Set the listing down again in full, word for word, with the pictures left out.

━━━━━ Data extract ━━━━━

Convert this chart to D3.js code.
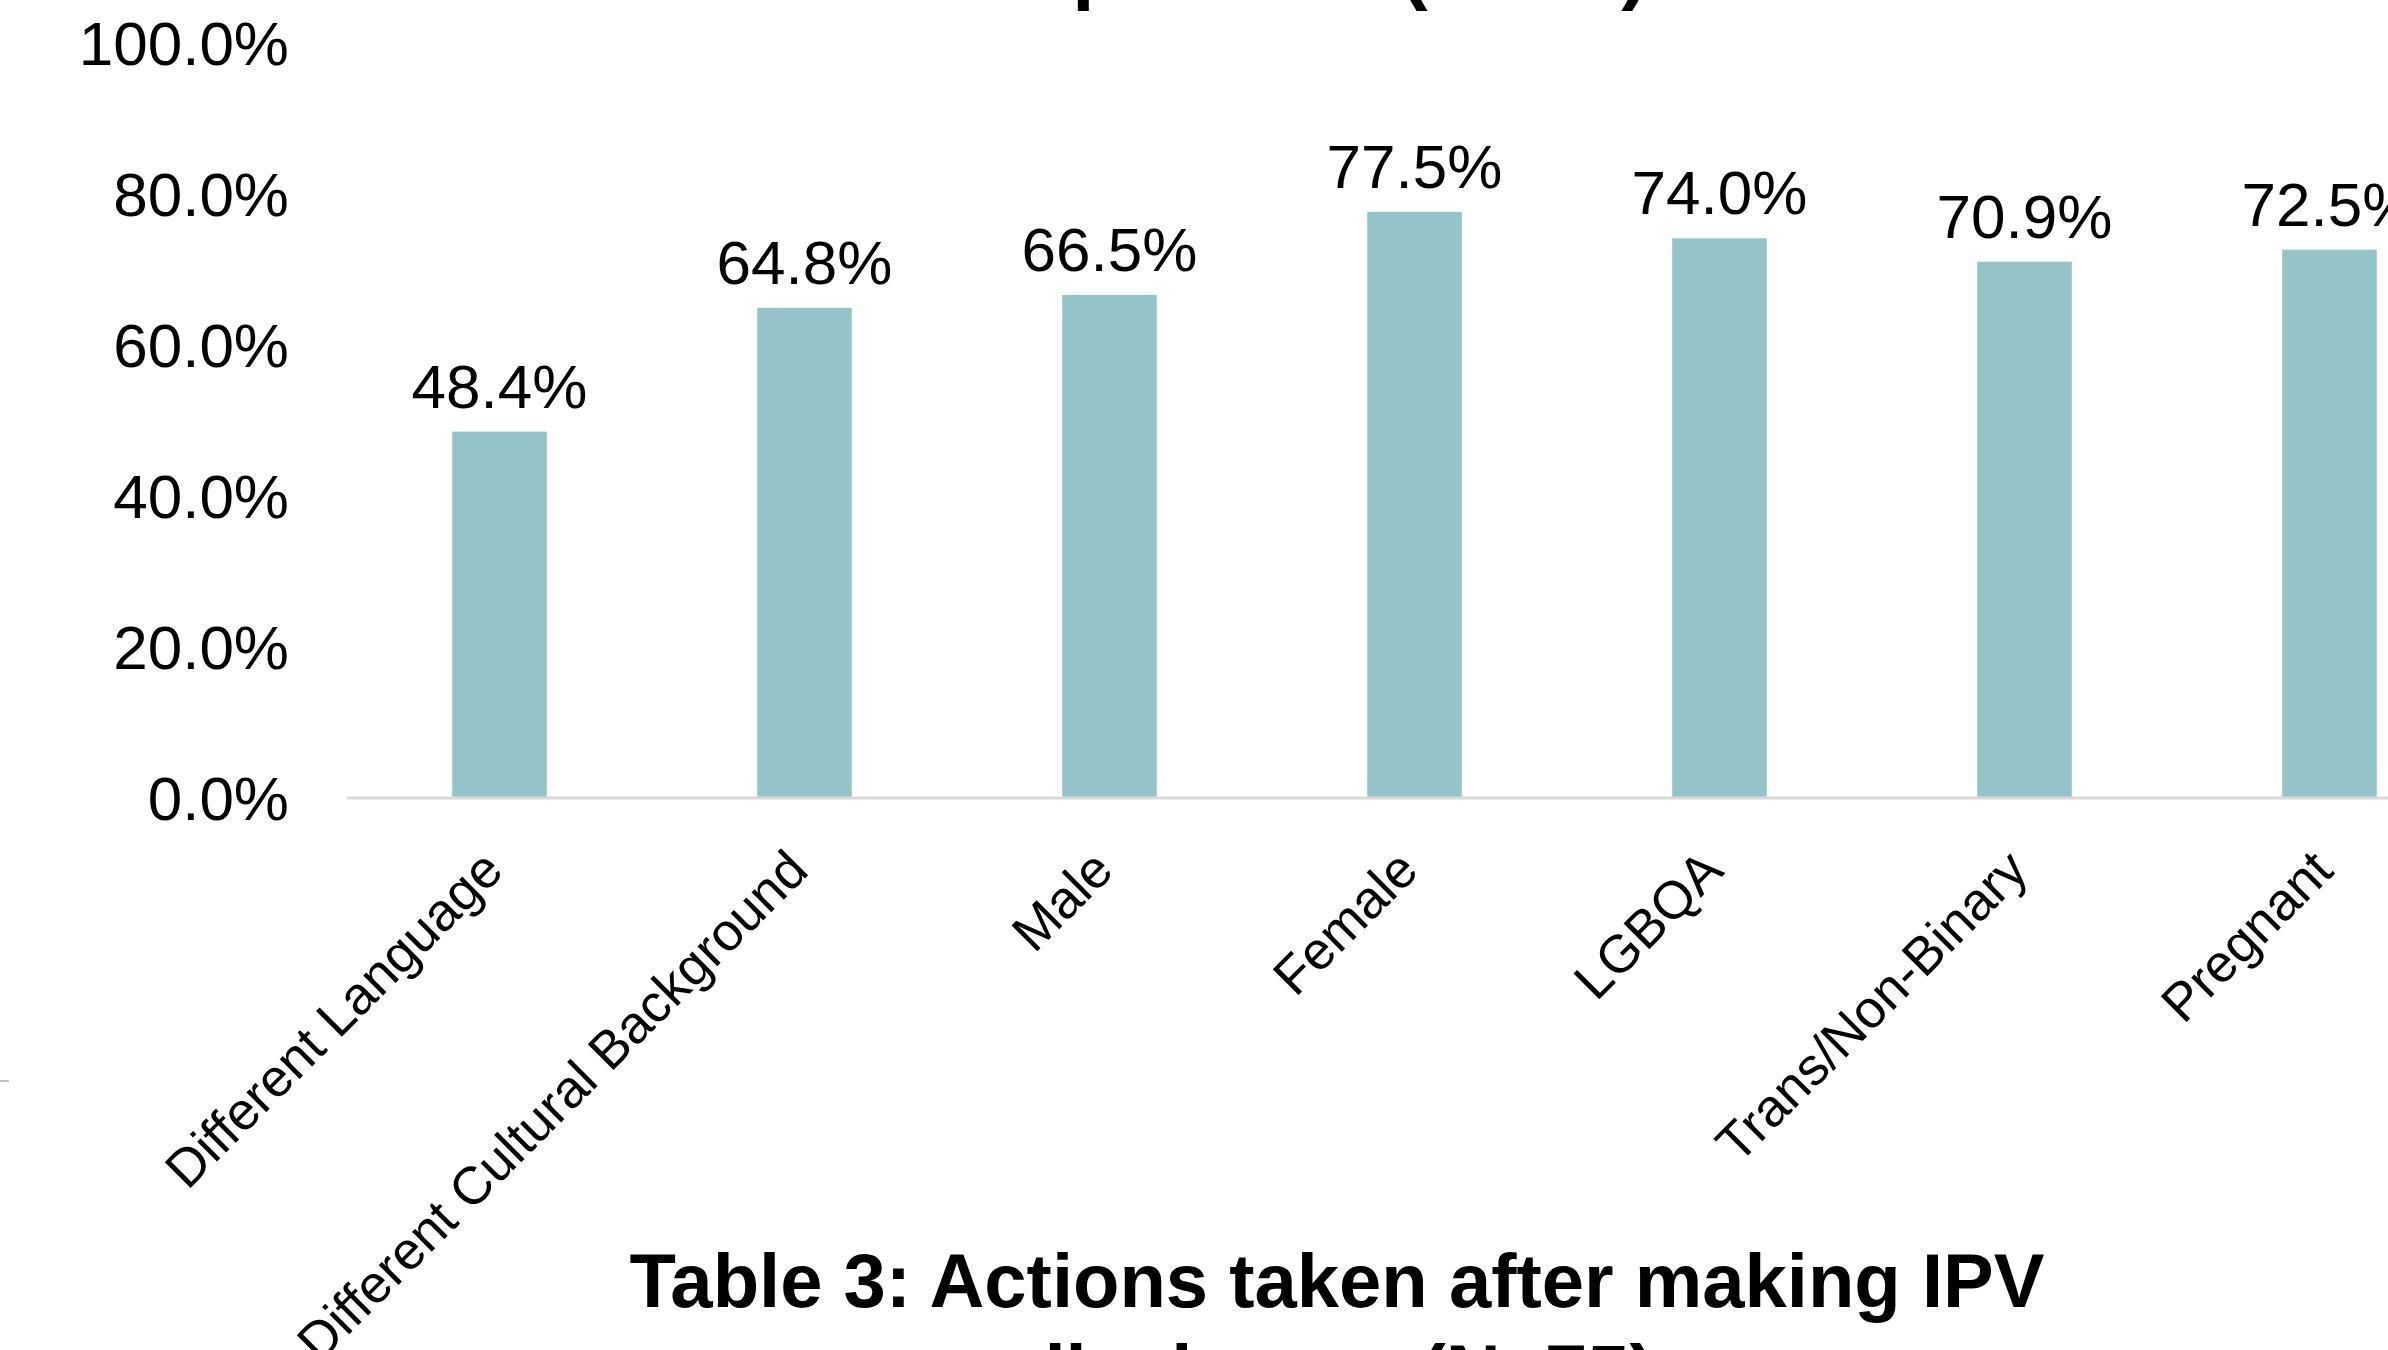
<!DOCTYPE html>
<html>
<head>
<meta charset="utf-8">
<script src="https://cdn.jsdelivr.net/npm/d3@7"></script>
<style>
  body { margin: 0; background: #fff; }
  svg { display: block; font-family: "Liberation Sans", Arial, sans-serif; }
</style>
</head>
<body>
<div id="chart"></div>
<script>
// data
var categories = ["Different Language", "Different Cultural Background", "Male", "Female", "LGBQA", "Trans/Non-Binary", "Pregnant"];
var values = [48.4, 64.8, 66.5, 77.5, 74.0, 70.9, 72.5];
var yTicks = [0, 20, 40, 60, 80, 100];
var topTitle = "patients (N=75)";
var bottomTitle = ["Table 3: Actions taken after making IPV", "disclosure (N=75)"];

var width = 2388, height = 1350;
var baseY = 797, topY = 42, left = 347;

var svg = d3.select("#chart")
  .append("svg")
  .attr("width", width)
  .attr("height", height);

var x = d3.scaleBand()
  .domain(categories)
  .range([left, left + 305 * categories.length])
  .paddingInner(0.69)
  .paddingOuter(0.345);

var y = d3.scaleLinear().domain([0, 100]).range([baseY, topY]);

// y axis labels (no line, no ticks)
var yAxis = d3.axisLeft(y)
  .tickValues(yTicks)
  .tickSize(0)
  .tickPadding(0)
  .tickFormat(function (d) { return d.toFixed(1) + "%"; });

svg.append("g")
  .attr("class", "y axis")
  .attr("transform", "translate(289,0)")
  .call(yAxis)
  .call(function (g) { g.select(".domain").remove(); })
  .selectAll("text")
  .attr("font-size", 62)
  .attr("font-family", "Liberation Sans, Arial, sans-serif")
  .attr("fill", "#000")
  .attr("dy", "0.36em");

// bars
svg.selectAll(".bar")
  .data(values)
  .enter().append("rect")
  .attr("class", "bar")
  .attr("x", function (d, i) { return x(categories[i]); })
  .attr("y", function (d) { return y(d); })
  .attr("width", x.bandwidth())
  .attr("height", function (d) { return baseY - y(d); })
  .attr("fill", "#94c3c8");

// baseline
svg.append("line")
  .attr("x1", left).attr("x2", width)
  .attr("y1", baseY + 1).attr("y2", baseY + 1)
  .attr("stroke", "#d9d9d9")
  .attr("stroke-width", 3);

// value labels
svg.selectAll(".val")
  .data(values)
  .enter().append("text")
  .attr("class", "val")
  .attr("x", function (d, i) { return x(categories[i]) + x.bandwidth() / 2; })
  .attr("y", function (d) { return y(d) - 24; })
  .attr("text-anchor", "middle")
  .attr("font-size", 62)
  .attr("fill", "#000")
  .text(function (d) { return d.toFixed(1) + "%"; });

// category labels, rotated
svg.selectAll(".cat")
  .data(categories)
  .enter().append("text")
  .attr("class", "cat")
  .attr("transform", function (d) {
    return "translate(" + (x(d) + x.bandwidth() / 2 + 6) + "," + (baseY + 76) + ") rotate(-45)";
  })
  .attr("text-anchor", "end")
  .attr("font-size", 53)
  .attr("fill", "#000")
  .text(function (d) { return d; });

// title of the chart above (cut off by the frame)
svg.append("text")
  .attr("x", 1360)
  .attr("y", -6)
  .attr("text-anchor", "middle")
  .attr("font-size", 80)
  .attr("font-weight", "bold")
  .attr("fill", "#000")
  .text(topTitle);

// caption under the chart
svg.selectAll(".caption")
  .data(bottomTitle)
  .enter().append("text")
  .attr("class", "caption")
  .attr("x", 1337)
  .attr("y", function (d, i) { return 1307 + i * 91; })
  .attr("text-anchor", "middle")
  .attr("font-size", 76)
  .attr("font-weight", "bold")
  .attr("fill", "#000")
  .text(function (d) { return d; });

// small stray mark at the left edge
svg.append("line")
  .attr("x1", 0).attr("x2", 9)
  .attr("y1", 1081).attr("y2", 1081)
  .attr("stroke", "#bfbfbf")
  .attr("stroke-width", 2);
</script>
</body>
</html>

━━━━━

■ Response below:
Convert this chart to D3.js code.
<!DOCTYPE html>
<html>
<head>
<meta charset="utf-8">
<script src="https://cdn.jsdelivr.net/npm/d3@7"></script>
<style>
  body { margin: 0; background: #fff; }
  svg { display: block; font-family: "Liberation Sans", Arial, sans-serif; }
</style>
</head>
<body>
<div id="chart"></div>
<script>
// data
var categories = ["Different Language", "Different Cultural Background", "Male", "Female", "LGBQA", "Trans/Non-Binary", "Pregnant"];
var values = [48.4, 64.8, 66.5, 77.5, 74.0, 70.9, 72.5];
var yTicks = [0, 20, 40, 60, 80, 100];
var topTitle = "patients (N=75)";
var bottomTitle = ["Table 3: Actions taken after making IPV", "disclosure (N=75)"];

var width = 2388, height = 1350;
var baseY = 797, topY = 42, left = 347;

var svg = d3.select("#chart")
  .append("svg")
  .attr("width", width)
  .attr("height", height);

var x = d3.scaleBand()
  .domain(categories)
  .range([left, left + 305 * categories.length])
  .paddingInner(0.69)
  .paddingOuter(0.345);

var y = d3.scaleLinear().domain([0, 100]).range([baseY, topY]);

// y axis labels (no line, no ticks)
var yAxis = d3.axisLeft(y)
  .tickValues(yTicks)
  .tickSize(0)
  .tickPadding(0)
  .tickFormat(function (d) { return d.toFixed(1) + "%"; });

svg.append("g")
  .attr("class", "y axis")
  .attr("transform", "translate(289,0)")
  .call(yAxis)
  .call(function (g) { g.select(".domain").remove(); })
  .selectAll("text")
  .attr("font-size", 62)
  .attr("font-family", "Liberation Sans, Arial, sans-serif")
  .attr("fill", "#000")
  .attr("dy", "0.36em");

// bars
svg.selectAll(".bar")
  .data(values)
  .enter().append("rect")
  .attr("class", "bar")
  .attr("x", function (d, i) { return x(categories[i]); })
  .attr("y", function (d) { return y(d); })
  .attr("width", x.bandwidth())
  .attr("height", function (d) { return baseY - y(d); })
  .attr("fill", "#94c3c8");

// baseline
svg.append("line")
  .attr("x1", left).attr("x2", width)
  .attr("y1", baseY + 1).attr("y2", baseY + 1)
  .attr("stroke", "#d9d9d9")
  .attr("stroke-width", 3);

// value labels
svg.selectAll(".val")
  .data(values)
  .enter().append("text")
  .attr("class", "val")
  .attr("x", function (d, i) { return x(categories[i]) + x.bandwidth() / 2; })
  .attr("y", function (d) { return y(d) - 24; })
  .attr("text-anchor", "middle")
  .attr("font-size", 62)
  .attr("fill", "#000")
  .text(function (d) { return d.toFixed(1) + "%"; });

// category labels, rotated
svg.selectAll(".cat")
  .data(categories)
  .enter().append("text")
  .attr("class", "cat")
  .attr("transform", function (d) {
    return "translate(" + (x(d) + x.bandwidth() / 2 + 6) + "," + (baseY + 76) + ") rotate(-45)";
  })
  .attr("text-anchor", "end")
  .attr("font-size", 53)
  .attr("fill", "#000")
  .text(function (d) { return d; });

// title of the chart above (cut off by the frame)
svg.append("text")
  .attr("x", 1360)
  .attr("y", -6)
  .attr("text-anchor", "middle")
  .attr("font-size", 80)
  .attr("font-weight", "bold")
  .attr("fill", "#000")
  .text(topTitle);

// caption under the chart
svg.selectAll(".caption")
  .data(bottomTitle)
  .enter().append("text")
  .attr("class", "caption")
  .attr("x", 1337)
  .attr("y", function (d, i) { return 1307 + i * 91; })
  .attr("text-anchor", "middle")
  .attr("font-size", 76)
  .attr("font-weight", "bold")
  .attr("fill", "#000")
  .text(function (d) { return d; });

// small stray mark at the left edge
svg.append("line")
  .attr("x1", 0).attr("x2", 9)
  .attr("y1", 1081).attr("y2", 1081)
  .attr("stroke", "#bfbfbf")
  .attr("stroke-width", 2);
</script>
</body>
</html>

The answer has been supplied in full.